Step 2: Advanced Diagnosis (Internal Problem) – Unanchored
The Cretan Christians are ill educated and ill behaved. And their behavior gives them a poor reputation among believers and unbelievers that is publicly recognized (2:8-9) and personally harmful. (That is the crisis that seems to precipitate Paul’s letter to Titus.) But there is more: Since these Cretans are untrained in civilized (and religiously appropriate) behavior, they have nothing to anchor them down; they float from one sin to the next, never quite knowing which misdeed they may commit next. They trust their old Cretan ways and neglect the grace of God. The Cretan Christians are not only unanchored they are faithless.

Step 3: Final Diagnosis (Eternal Problem) – Ungodly (=Hopeless)
Titus’ Christians live ungodly lives (v. 12). They are not “waiting for the blessed hope” (v. 13). Instead, they have succumbed to the bad influences of their culture. And since they do not wait for the blessed hope (of eternal life) and “the manifestation of the glory of our great God and Savior, Jesus Christ” (v. 13), they have no hope. They expect nothing (or, at least, have forgotten to expect anything) good to come from God, so they live without hope. They are hopeless. And God knows they are hopeless too.
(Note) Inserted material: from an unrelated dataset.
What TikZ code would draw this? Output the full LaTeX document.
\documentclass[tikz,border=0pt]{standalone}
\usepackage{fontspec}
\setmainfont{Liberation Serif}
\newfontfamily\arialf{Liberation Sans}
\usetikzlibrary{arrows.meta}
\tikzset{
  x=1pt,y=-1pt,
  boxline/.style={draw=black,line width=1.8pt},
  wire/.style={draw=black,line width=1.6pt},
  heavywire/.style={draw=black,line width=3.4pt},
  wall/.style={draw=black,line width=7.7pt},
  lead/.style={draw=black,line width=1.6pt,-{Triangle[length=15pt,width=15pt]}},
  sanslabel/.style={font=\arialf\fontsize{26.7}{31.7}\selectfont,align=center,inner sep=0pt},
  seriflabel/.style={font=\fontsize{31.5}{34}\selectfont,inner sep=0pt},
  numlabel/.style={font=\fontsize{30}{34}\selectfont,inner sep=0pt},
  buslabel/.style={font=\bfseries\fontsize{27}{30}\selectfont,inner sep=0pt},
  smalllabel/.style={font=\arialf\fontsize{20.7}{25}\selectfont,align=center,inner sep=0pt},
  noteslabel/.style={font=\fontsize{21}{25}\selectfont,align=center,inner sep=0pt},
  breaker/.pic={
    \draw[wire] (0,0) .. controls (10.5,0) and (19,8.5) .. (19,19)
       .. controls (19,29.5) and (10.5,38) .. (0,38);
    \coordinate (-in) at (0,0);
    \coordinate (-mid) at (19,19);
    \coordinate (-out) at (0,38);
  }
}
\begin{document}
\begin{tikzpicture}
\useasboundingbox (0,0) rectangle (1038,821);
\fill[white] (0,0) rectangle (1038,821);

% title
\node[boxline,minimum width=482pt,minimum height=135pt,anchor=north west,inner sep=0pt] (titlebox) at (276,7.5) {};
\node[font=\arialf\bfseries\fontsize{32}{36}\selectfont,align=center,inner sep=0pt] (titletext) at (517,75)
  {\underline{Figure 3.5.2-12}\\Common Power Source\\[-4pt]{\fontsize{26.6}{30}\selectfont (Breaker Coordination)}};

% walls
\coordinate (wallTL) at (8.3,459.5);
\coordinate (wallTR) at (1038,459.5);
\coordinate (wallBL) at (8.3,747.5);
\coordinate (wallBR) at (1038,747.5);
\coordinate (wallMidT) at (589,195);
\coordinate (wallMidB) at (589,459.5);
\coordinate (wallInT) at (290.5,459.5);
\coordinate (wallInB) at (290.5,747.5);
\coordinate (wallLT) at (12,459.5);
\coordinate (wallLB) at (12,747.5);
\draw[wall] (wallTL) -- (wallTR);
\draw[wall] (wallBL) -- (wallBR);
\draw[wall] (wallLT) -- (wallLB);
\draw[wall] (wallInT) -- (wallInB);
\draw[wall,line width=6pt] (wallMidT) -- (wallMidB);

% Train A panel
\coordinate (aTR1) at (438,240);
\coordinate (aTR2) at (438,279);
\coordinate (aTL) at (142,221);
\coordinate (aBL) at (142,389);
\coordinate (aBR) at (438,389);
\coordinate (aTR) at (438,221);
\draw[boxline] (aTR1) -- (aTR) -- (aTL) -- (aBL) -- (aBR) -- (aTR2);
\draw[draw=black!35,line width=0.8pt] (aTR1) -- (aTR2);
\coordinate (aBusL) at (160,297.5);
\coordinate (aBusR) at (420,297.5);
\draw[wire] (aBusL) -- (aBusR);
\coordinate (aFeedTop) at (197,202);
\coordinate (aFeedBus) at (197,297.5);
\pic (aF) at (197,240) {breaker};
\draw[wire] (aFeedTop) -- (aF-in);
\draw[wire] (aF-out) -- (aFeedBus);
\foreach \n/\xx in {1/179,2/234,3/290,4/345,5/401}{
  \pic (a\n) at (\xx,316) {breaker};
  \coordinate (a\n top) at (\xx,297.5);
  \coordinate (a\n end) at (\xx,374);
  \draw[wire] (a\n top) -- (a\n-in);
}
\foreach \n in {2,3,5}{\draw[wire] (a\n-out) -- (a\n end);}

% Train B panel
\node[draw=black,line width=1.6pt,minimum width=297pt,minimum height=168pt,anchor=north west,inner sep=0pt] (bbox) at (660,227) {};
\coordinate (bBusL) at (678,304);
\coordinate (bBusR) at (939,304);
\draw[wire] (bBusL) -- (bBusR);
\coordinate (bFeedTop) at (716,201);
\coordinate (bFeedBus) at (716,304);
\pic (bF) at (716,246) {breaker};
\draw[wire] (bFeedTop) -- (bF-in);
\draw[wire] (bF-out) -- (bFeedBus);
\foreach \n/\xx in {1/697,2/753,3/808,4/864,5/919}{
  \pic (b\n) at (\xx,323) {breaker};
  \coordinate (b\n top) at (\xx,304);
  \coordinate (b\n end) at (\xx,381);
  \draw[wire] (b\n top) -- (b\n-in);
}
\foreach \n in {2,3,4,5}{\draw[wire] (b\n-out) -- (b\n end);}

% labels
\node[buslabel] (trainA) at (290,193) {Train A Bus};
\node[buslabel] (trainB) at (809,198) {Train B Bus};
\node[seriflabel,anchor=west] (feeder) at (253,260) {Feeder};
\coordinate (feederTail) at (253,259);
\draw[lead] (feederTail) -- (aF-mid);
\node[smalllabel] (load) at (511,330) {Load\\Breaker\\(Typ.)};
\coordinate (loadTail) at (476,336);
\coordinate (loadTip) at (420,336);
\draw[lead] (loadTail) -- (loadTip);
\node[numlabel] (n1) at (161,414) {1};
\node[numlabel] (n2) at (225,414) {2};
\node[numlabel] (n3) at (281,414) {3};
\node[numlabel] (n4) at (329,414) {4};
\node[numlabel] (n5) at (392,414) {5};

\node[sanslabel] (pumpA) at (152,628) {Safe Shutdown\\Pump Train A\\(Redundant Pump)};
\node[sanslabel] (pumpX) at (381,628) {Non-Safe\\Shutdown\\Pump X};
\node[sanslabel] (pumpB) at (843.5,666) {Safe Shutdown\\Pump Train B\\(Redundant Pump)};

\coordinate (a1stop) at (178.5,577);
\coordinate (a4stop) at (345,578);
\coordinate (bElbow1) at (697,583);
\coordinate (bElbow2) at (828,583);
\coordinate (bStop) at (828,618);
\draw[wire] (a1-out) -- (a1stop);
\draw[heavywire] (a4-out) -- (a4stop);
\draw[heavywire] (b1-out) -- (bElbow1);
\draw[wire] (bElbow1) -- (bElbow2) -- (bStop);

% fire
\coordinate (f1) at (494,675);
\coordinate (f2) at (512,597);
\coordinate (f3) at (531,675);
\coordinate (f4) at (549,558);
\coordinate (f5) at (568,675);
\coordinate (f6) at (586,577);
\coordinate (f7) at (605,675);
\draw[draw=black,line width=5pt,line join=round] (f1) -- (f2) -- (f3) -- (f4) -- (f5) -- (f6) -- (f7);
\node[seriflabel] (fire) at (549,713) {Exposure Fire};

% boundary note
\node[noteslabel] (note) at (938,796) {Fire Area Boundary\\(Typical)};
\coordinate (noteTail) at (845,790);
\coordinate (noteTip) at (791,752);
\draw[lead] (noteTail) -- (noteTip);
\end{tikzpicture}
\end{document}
PROGNOSIS: Purified by Self-Giving Grace

Step 4: Initial Prognosis (Eternal Solution) – Graced
But while the Cretan Christians behave as if they have no hope, their situation is not finally hopeless. So Paul urges Titus to teach what is consistent with sound doctrine (2:1), and to do so with integrity and gravity (2:7). Paul knows that what the Cretan Christians need most is a clear word about what the grace of God has accomplished. And Paul sets an example for Titus by proclaiming the good news about Christ soundly: “The grace of God has appeared, bringing salvation to all” (v. 11). This is the promise of the Incarnation: God has given his love and his life in flesh and bones, so that we can know his promise is for us-for our salvation. Christ came in human form so that we might see and be changed by what is truly glorious and hopeful (v. 13). The promise for hopeless sinners is that “he … gave himself for us [to] redeem us from all iniquity and purify for himself a people of his own” (v. 14).
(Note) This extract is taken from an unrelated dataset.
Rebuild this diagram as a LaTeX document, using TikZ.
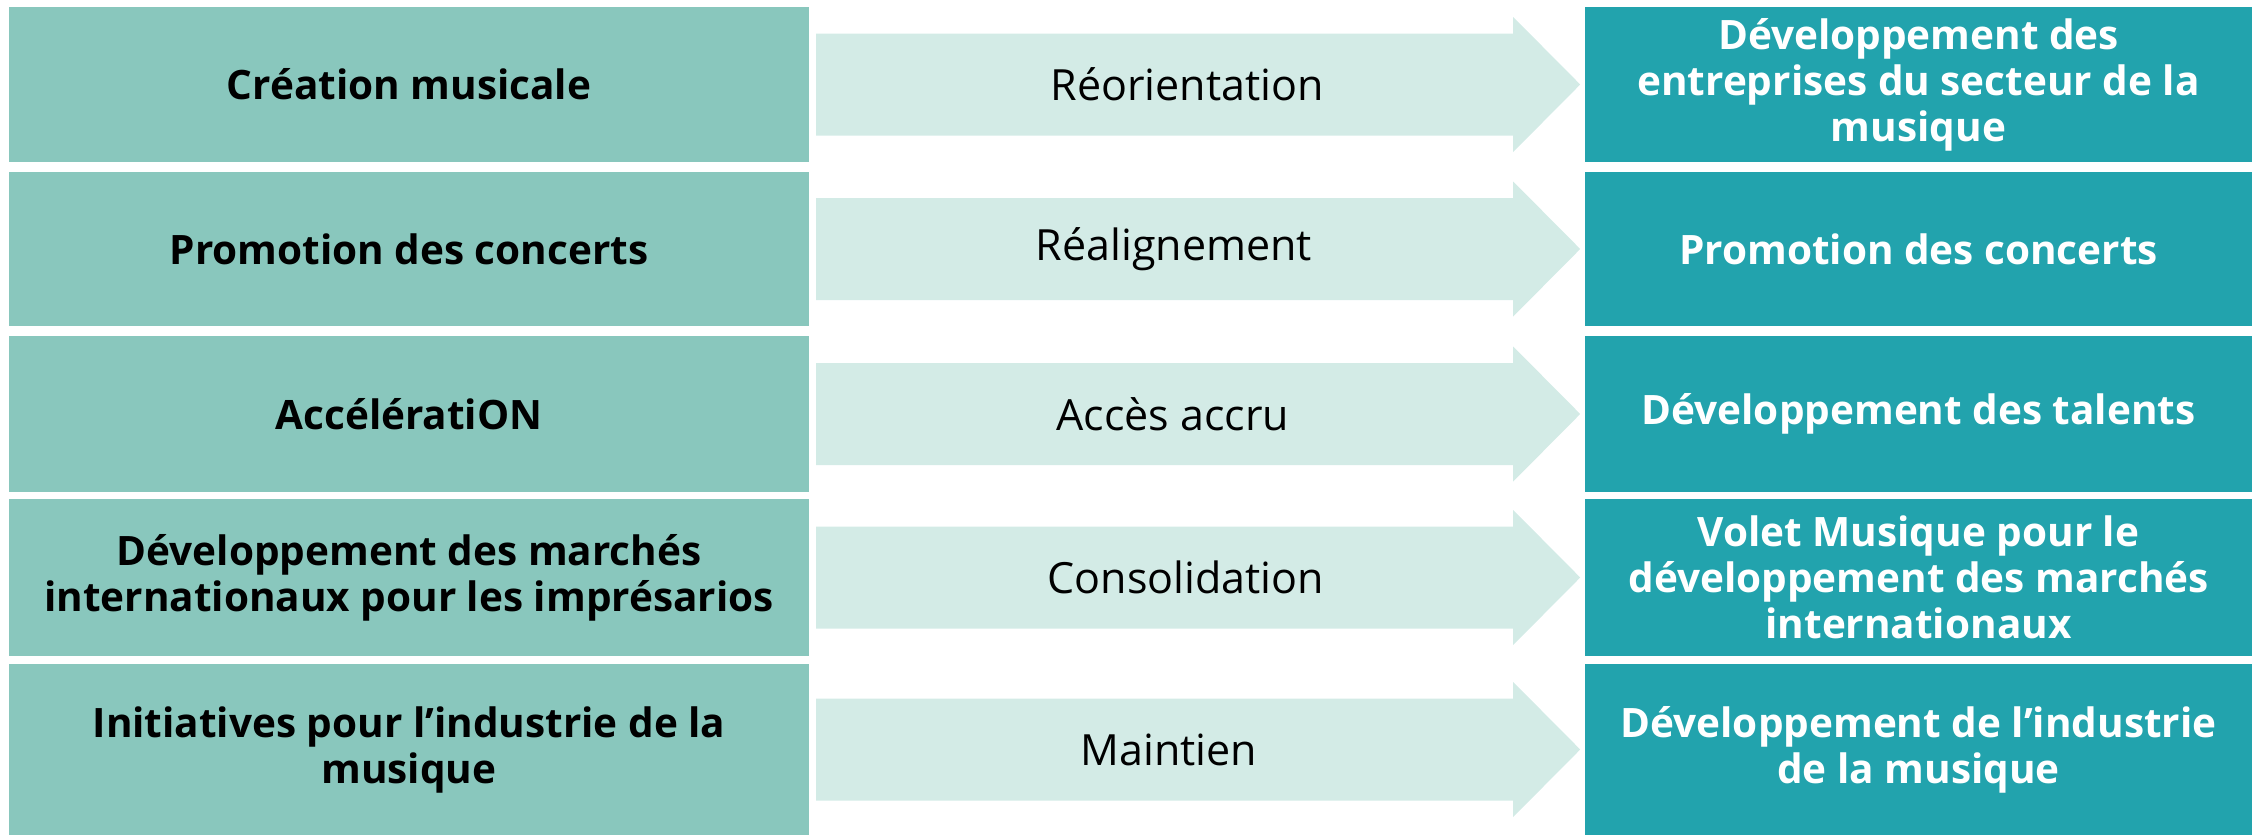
\documentclass[tikz,border=0pt]{standalone}
\usepackage{fontspec}
\setmainfont{Open Sans}
\usetikzlibrary{calc}
\definecolor{leftc}{RGB}{137,199,189}
\definecolor{arrowc}{RGB}{211,235,230}
\definecolor{rightc}{RGB}{34,163,173}
\begin{document}
\begin{tikzpicture}[x=1pt,y=-1pt,
  leftbox/.style={fill=leftc, minimum width=800pt, inner sep=0pt, align=center, text=black, font=\bfseries\fontsize{40.5}{46}\selectfont},
  rightbox/.style={fill=rightc, minimum width=667pt, inner sep=0pt, align=center, text=white, font=\bfseries\fontsize{40.5}{46}\selectfont},
  midtext/.style={inner sep=0pt, align=center, text=black, font=\fontsize{43}{46}\selectfont},
  arrowshape/.style={fill=arrowc}]
\useasboundingbox (0,0) rectangle (2257,835);
\foreach \i/\cy/\h/\mx/\lt/\mt/\rt in {
  1/84.5/155/1187/{Création musicale}/{Réorientation}/{Développement des\\entreprises du secteur de la\\musique},
  2/249/154/1174/{Promotion des concerts}/{Réalignement}/{Promotion des concerts},
  3/414/156/1173/{AccélératiON}/{Accès accru}/{Développement des talents},
  4/577.5/157/1186/{Développement des marchés\\internationaux pour les imprésarios}/{Consolidation}/{Volet Musique pour le\\développement des marchés\\internationaux},
  5/749.5/171/1169/{Initiatives pour l’industrie de la\\musique}/{Maintien}/{Développement de l’industrie\\de la musique}} {
  \node[leftbox, minimum height=\h pt] (l\i) at (409,\cy) {\lt};
  \node[rightbox, minimum height=\h pt] (r\i) at (1918.5,\cy) {\rt};
  \fill[arrowshape] ($(l\i.east)+(7,-51)$) -- ++(697,0) -- ++(0,-16.5) -- ++(67,67.5) -- ++(-67,67.5) -- ++(0,-16.5) -- ++(-697,0) -- cycle;
  \node[midtext] (m\i) at (\mx,\cy) {\mt};
}
\end{tikzpicture}
\end{document}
Step 5: Advanced Prognosis (Internal Solution) – Purified (for Christ)
Such a promise isn’t for Cretans only, but “to all” (v. 11). It is for each of us who find ourselves adrift-tempted by “impiety and worldly passions ” (v. 12). Christ gave himself over to death to purify us and make us “his own” (v. 14). But the promise doesn’t end there, because Christ’s purification effects a change in all who receive it. The grace of God (manifest in Christ, who was born humbly in a manger, and borne humbly on the cross) trains us to renounce impiety and worldly passions. This grace has appeared in the world that we too may have the appearance of grace. To put it another way, Christ’s gracious self-giving trains us how to be truly human (just as he was human-in the very best sense of the word).
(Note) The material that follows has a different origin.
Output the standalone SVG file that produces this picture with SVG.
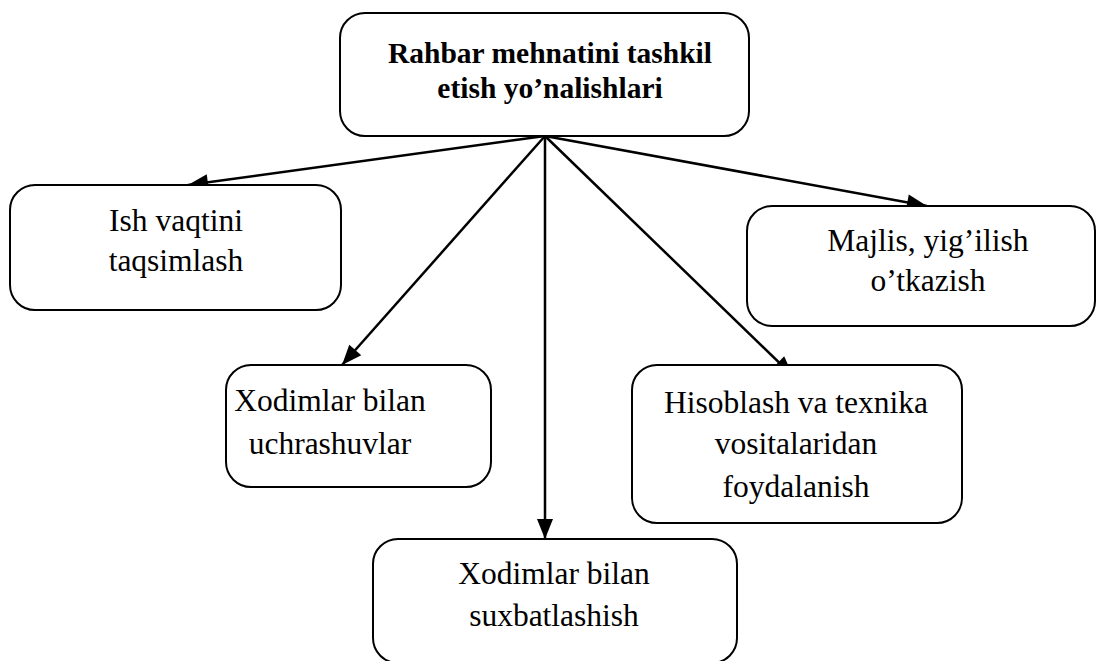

Step 6: Final Prognosis (External Solution) – Well Educated
Through Christ’s Incarnation (his birth, death, and resurrection on earth), we are empowered to be “a people of his own who are zealous for good deeds” (v. 14). No longer are we adrift in self-concern and moral confusion. Instead, we practice temperance, fidelity, self-control for the sake of Christ and our neighbor. We are liberated from lawlessness (from “all iniquity,” v. 14), liberated for good deeds. In Paul’s words, we are “ornaments to the doctrine of God our Savior” (2:10). In Christ we share the appearance of grace.